Task brief>
Will you write out the data exactly, excluding every picture?

Given data>
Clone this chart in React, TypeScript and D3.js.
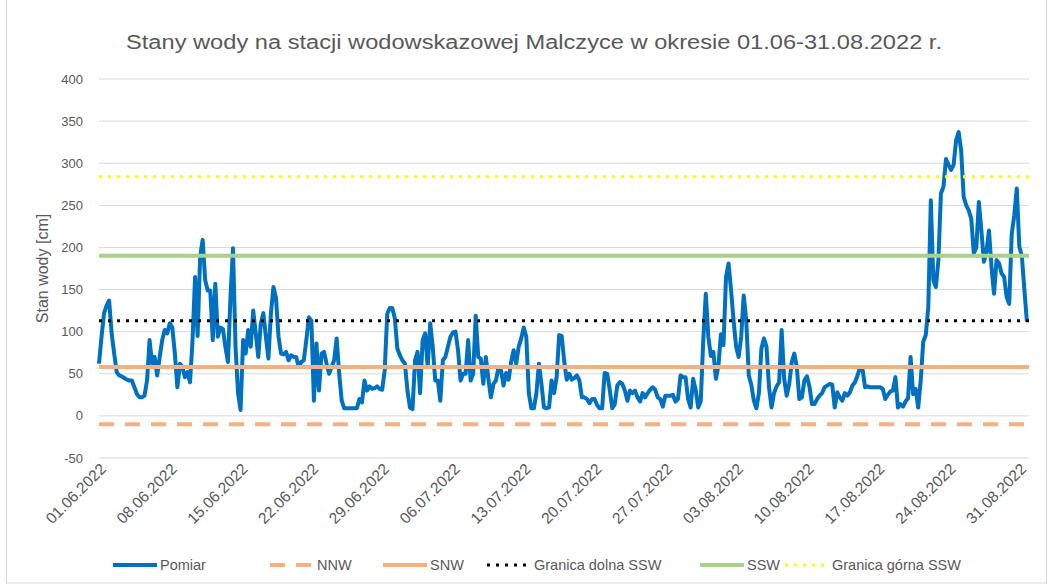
import React from "react";
import * as d3 from "d3";

// pomiar co 6 h, od 01.06.2022 00:00
const pomiar = [
  62, 94, 122, 131, 137, 98, 74, 52, 48, 47, 45, 43, 42, 42, 34, 26, 22, 22, 24, 42,
  90, 62, 70, 48, 70, 90, 102, 98, 110, 105, 74, 34, 62, 58, 46, 52, 40, 90, 165, 95,
  189, 209, 161, 149, 149, 90, 157, 94, 105, 103, 82, 64, 141, 199, 82, 27, 7, 90, 74, 102,
  82, 125, 98, 70, 110, 122, 94, 68, 122, 153, 140, 94, 74, 73, 76, 66, 72, 70, 70, 58,
  64, 66, 90, 117, 113, 18, 86, 30, 74, 76, 62, 50, 58, 66, 92, 50, 18, 9, 9, 9,
  9, 9, 9, 20, 16, 42, 30, 35, 32, 33, 35, 32, 31, 54, 121, 128, 128, 116, 80, 72,
  66, 62, 30, 10, 8, 66, 76, 27, 90, 98, 58, 110, 82, 42, 42, 18, 66, 70, 82, 94,
  99, 100, 78, 42, 50, 50, 90, 42, 50, 119, 70, 68, 38, 70, 44, 22, 38, 42, 58, 54,
  36, 51, 43, 64, 78, 62, 82, 92, 105, 94, 27, 9, 9, 27, 62, 38, 10, 9, 10, 42,
  27, 46, 96, 95, 65, 43, 50, 43, 45, 48, 42, 22, 22, 20, 15, 20, 20, 13, 9, 9,
  51, 50, 31, 9, 14, 36, 40, 38, 30, 18, 30, 27, 30, 22, 17, 27, 22, 27, 31, 34,
  31, 22, 20, 11, 24, 24, 24, 25, 17, 20, 48, 46, 46, 20, 10, 44, 31, 10, 17, 90,
  145, 94, 71, 76, 44, 60, 97, 84, 165, 181, 149, 113, 82, 70, 94, 143, 113, 48, 37, 18,
  9, 27, 80, 92, 82, 34, 10, 27, 35, 40, 102, 44, 24, 38, 64, 74, 58, 20, 22, 42,
  47, 35, 14, 14, 20, 24, 27, 34, 36, 38, 37, 10, 28, 22, 18, 27, 24, 28, 36, 40,
  48, 58, 55, 34, 35, 34, 34, 34, 34, 34, 32, 20, 25, 29, 30, 46, 10, 14, 11, 17,
  21, 70, 26, 32, 10, 42, 88, 96, 129, 256, 161, 153, 185, 264, 272, 305, 298, 292, 298, 327,
  337, 315, 260, 250, 244, 234, 193, 200, 254, 220, 183, 195, 220, 177, 145, 185, 181, 169, 165, 141,
  133, 216, 238, 270, 201, 190, 150, 112,
];
const stepHours = 6;
const totalHours = 2207;

const dateLabels = [
  "01.06.2022", "08.06.2022", "15.06.2022", "22.06.2022", "29.06.2022", "06.07.2022", "13.07.2022",
  "20.07.2022", "27.07.2022", "03.08.2022", "10.08.2022", "17.08.2022", "24.08.2022", "31.08.2022",
];
const yTicks = [-50, 0, 50, 100, 150, 200, 250, 300, 350, 400];

const refNames = ["NNW", "SNW", "Granica dolna SSW", "SSW", "Granica górna SSW"];
const refValues = [-10, 58, 113, 190, 284];

const W = 1054;
const H = 586;
const grey = "#595959";
const font = "'Liberation Sans', Arial, sans-serif";

const refStyles = [
  { color: "#f4b183", width: 4, dash: "15 11" },
  { color: "#f4b183", width: 4, dash: null },
  { color: "#000000", width: 3, dash: "3 6" },
  { color: "#a9d18e", width: 4, dash: null },
  { color: "#ffff00", width: 3, dash: "3 6" },
];

const legendX = [113, 270, 383, 487, 700, 785];

export default function App() {
  const x = d3.scaleLinear().domain([0, totalHours]).range([99, 1029]);
  const y = d3.scaleLinear().domain([-50, 400]).range([458, 79]);

  const line = d3
    .line<number>()
    .x((d, i) => x(i * stepHours))
    .y((d) => y(d))
    .curve(d3.curveLinear);

  const legendItems = [
    { name: "Pomiar", color: "#0070c0", width: 4, dash: null as string | null },
    ...refNames.map((n, i) => ({ name: n, ...refStyles[i] })),
  ];

  return (
    <svg
      width={W}
      height={H}
      style={{ position: "absolute", left: 0, top: 0, background: "#fff" }}
      fontFamily={font}
    >
      <rect x={6.5} y={-1} width={1040} height={H - 2} fill="#fff" stroke="#d9d9d9" />

      <text
        x={534}
        y={49}
        textAnchor="middle"
        fontSize={20}
        fill={grey}
        textLength={816}
        lengthAdjust="spacingAndGlyphs"
      >
        Stany wody na stacji wodowskazowej Malczyce w okresie 01.06-31.08.2022 r.
      </text>

      {yTicks.map((t) => (
        <g key={t}>
          <line x1={99} x2={1029} y1={y(t)} y2={y(t)} stroke="#d9d9d9" strokeWidth={1} />
          <text x={83} y={y(t) + 4.5} textAnchor="end" fontSize={13} fill={grey}>
            {t}
          </text>
        </g>
      ))}

      <text
        transform={`translate(48, ${y(175)}) rotate(-90)`}
        textAnchor="middle"
        fontSize={16}
        fill={grey}
      >
        Stan wody [cm]
      </text>

      {dateLabels.map((d, k) => (
        <text
          key={d}
          transform={`translate(${x(k * 168) + 8}, 470) rotate(-45)`}
          textAnchor="end"
          fontSize={15.5}
          fill={grey}
        >
          {d}
        </text>
      ))}

      <path
        d={line(pomiar) || ""}
        fill="none"
        stroke="#0070c0"
        strokeWidth={4}
        strokeLinejoin="round"
      />

      {refValues.map((v, i) => (
        <line
          key={refNames[i]}
          x1={99}
          x2={1029}
          y1={y(v)}
          y2={y(v)}
          stroke={refStyles[i].color}
          strokeWidth={refStyles[i].width}
          strokeDasharray={refStyles[i].dash || undefined}
        />
      ))}

      {legendItems.map((it, i) => (
        <g key={it.name} transform={`translate(${legendX[i]}, 565)`}>
          <line
            x1={0}
            x2={44}
            y1={0}
            y2={0}
            stroke={it.color}
            strokeWidth={it.width}
            strokeDasharray={it.dash || undefined}
          />
          <text x={47} y={5} fontSize={14.5} fill={grey}>
            {it.name}
          </text>
        </g>
      ))}
    </svg>
  );
}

Answer to the problem>
Clone this chart in React, TypeScript and D3.js.
import React from "react";
import * as d3 from "d3";

// pomiar co 6 h, od 01.06.2022 00:00
const pomiar = [
  62, 94, 122, 131, 137, 98, 74, 52, 48, 47, 45, 43, 42, 42, 34, 26, 22, 22, 24, 42,
  90, 62, 70, 48, 70, 90, 102, 98, 110, 105, 74, 34, 62, 58, 46, 52, 40, 90, 165, 95,
  189, 209, 161, 149, 149, 90, 157, 94, 105, 103, 82, 64, 141, 199, 82, 27, 7, 90, 74, 102,
  82, 125, 98, 70, 110, 122, 94, 68, 122, 153, 140, 94, 74, 73, 76, 66, 72, 70, 70, 58,
  64, 66, 90, 117, 113, 18, 86, 30, 74, 76, 62, 50, 58, 66, 92, 50, 18, 9, 9, 9,
  9, 9, 9, 20, 16, 42, 30, 35, 32, 33, 35, 32, 31, 54, 121, 128, 128, 116, 80, 72,
  66, 62, 30, 10, 8, 66, 76, 27, 90, 98, 58, 110, 82, 42, 42, 18, 66, 70, 82, 94,
  99, 100, 78, 42, 50, 50, 90, 42, 50, 119, 70, 68, 38, 70, 44, 22, 38, 42, 58, 54,
  36, 51, 43, 64, 78, 62, 82, 92, 105, 94, 27, 9, 9, 27, 62, 38, 10, 9, 10, 42,
  27, 46, 96, 95, 65, 43, 50, 43, 45, 48, 42, 22, 22, 20, 15, 20, 20, 13, 9, 9,
  51, 50, 31, 9, 14, 36, 40, 38, 30, 18, 30, 27, 30, 22, 17, 27, 22, 27, 31, 34,
  31, 22, 20, 11, 24, 24, 24, 25, 17, 20, 48, 46, 46, 20, 10, 44, 31, 10, 17, 90,
  145, 94, 71, 76, 44, 60, 97, 84, 165, 181, 149, 113, 82, 70, 94, 143, 113, 48, 37, 18,
  9, 27, 80, 92, 82, 34, 10, 27, 35, 40, 102, 44, 24, 38, 64, 74, 58, 20, 22, 42,
  47, 35, 14, 14, 20, 24, 27, 34, 36, 38, 37, 10, 28, 22, 18, 27, 24, 28, 36, 40,
  48, 58, 55, 34, 35, 34, 34, 34, 34, 34, 32, 20, 25, 29, 30, 46, 10, 14, 11, 17,
  21, 70, 26, 32, 10, 42, 88, 96, 129, 256, 161, 153, 185, 264, 272, 305, 298, 292, 298, 327,
  337, 315, 260, 250, 244, 234, 193, 200, 254, 220, 183, 195, 220, 177, 145, 185, 181, 169, 165, 141,
  133, 216, 238, 270, 201, 190, 150, 112,
];
const stepHours = 6;
const totalHours = 2207;

const dateLabels = [
  "01.06.2022", "08.06.2022", "15.06.2022", "22.06.2022", "29.06.2022", "06.07.2022", "13.07.2022",
  "20.07.2022", "27.07.2022", "03.08.2022", "10.08.2022", "17.08.2022", "24.08.2022", "31.08.2022",
];
const yTicks = [-50, 0, 50, 100, 150, 200, 250, 300, 350, 400];

const refNames = ["NNW", "SNW", "Granica dolna SSW", "SSW", "Granica górna SSW"];
const refValues = [-10, 58, 113, 190, 284];

const W = 1054;
const H = 586;
const grey = "#595959";
const font = "'Liberation Sans', Arial, sans-serif";

const refStyles = [
  { color: "#f4b183", width: 4, dash: "15 11" },
  { color: "#f4b183", width: 4, dash: null },
  { color: "#000000", width: 3, dash: "3 6" },
  { color: "#a9d18e", width: 4, dash: null },
  { color: "#ffff00", width: 3, dash: "3 6" },
];

const legendX = [113, 270, 383, 487, 700, 785];

export default function App() {
  const x = d3.scaleLinear().domain([0, totalHours]).range([99, 1029]);
  const y = d3.scaleLinear().domain([-50, 400]).range([458, 79]);

  const line = d3
    .line<number>()
    .x((d, i) => x(i * stepHours))
    .y((d) => y(d))
    .curve(d3.curveLinear);

  const legendItems = [
    { name: "Pomiar", color: "#0070c0", width: 4, dash: null as string | null },
    ...refNames.map((n, i) => ({ name: n, ...refStyles[i] })),
  ];

  return (
    <svg
      width={W}
      height={H}
      style={{ position: "absolute", left: 0, top: 0, background: "#fff" }}
      fontFamily={font}
    >
      <rect x={6.5} y={-1} width={1040} height={H - 2} fill="#fff" stroke="#d9d9d9" />

      <text
        x={534}
        y={49}
        textAnchor="middle"
        fontSize={20}
        fill={grey}
        textLength={816}
        lengthAdjust="spacingAndGlyphs"
      >
        Stany wody na stacji wodowskazowej Malczyce w okresie 01.06-31.08.2022 r.
      </text>

      {yTicks.map((t) => (
        <g key={t}>
          <line x1={99} x2={1029} y1={y(t)} y2={y(t)} stroke="#d9d9d9" strokeWidth={1} />
          <text x={83} y={y(t) + 4.5} textAnchor="end" fontSize={13} fill={grey}>
            {t}
          </text>
        </g>
      ))}

      <text
        transform={`translate(48, ${y(175)}) rotate(-90)`}
        textAnchor="middle"
        fontSize={16}
        fill={grey}
      >
        Stan wody [cm]
      </text>

      {dateLabels.map((d, k) => (
        <text
          key={d}
          transform={`translate(${x(k * 168) + 8}, 470) rotate(-45)`}
          textAnchor="end"
          fontSize={15.5}
          fill={grey}
        >
          {d}
        </text>
      ))}

      <path
        d={line(pomiar) || ""}
        fill="none"
        stroke="#0070c0"
        strokeWidth={4}
        strokeLinejoin="round"
      />

      {refValues.map((v, i) => (
        <line
          key={refNames[i]}
          x1={99}
          x2={1029}
          y1={y(v)}
          y2={y(v)}
          stroke={refStyles[i].color}
          strokeWidth={refStyles[i].width}
          strokeDasharray={refStyles[i].dash || undefined}
        />
      ))}

      {legendItems.map((it, i) => (
        <g key={it.name} transform={`translate(${legendX[i]}, 565)`}>
          <line
            x1={0}
            x2={44}
            y1={0}
            y2={0}
            stroke={it.color}
            strokeWidth={it.width}
            strokeDasharray={it.dash || undefined}
          />
          <text x={47} y={5} fontSize={14.5} fill={grey}>
            {it.name}
          </text>
        </g>
      ))}
    </svg>
  );
}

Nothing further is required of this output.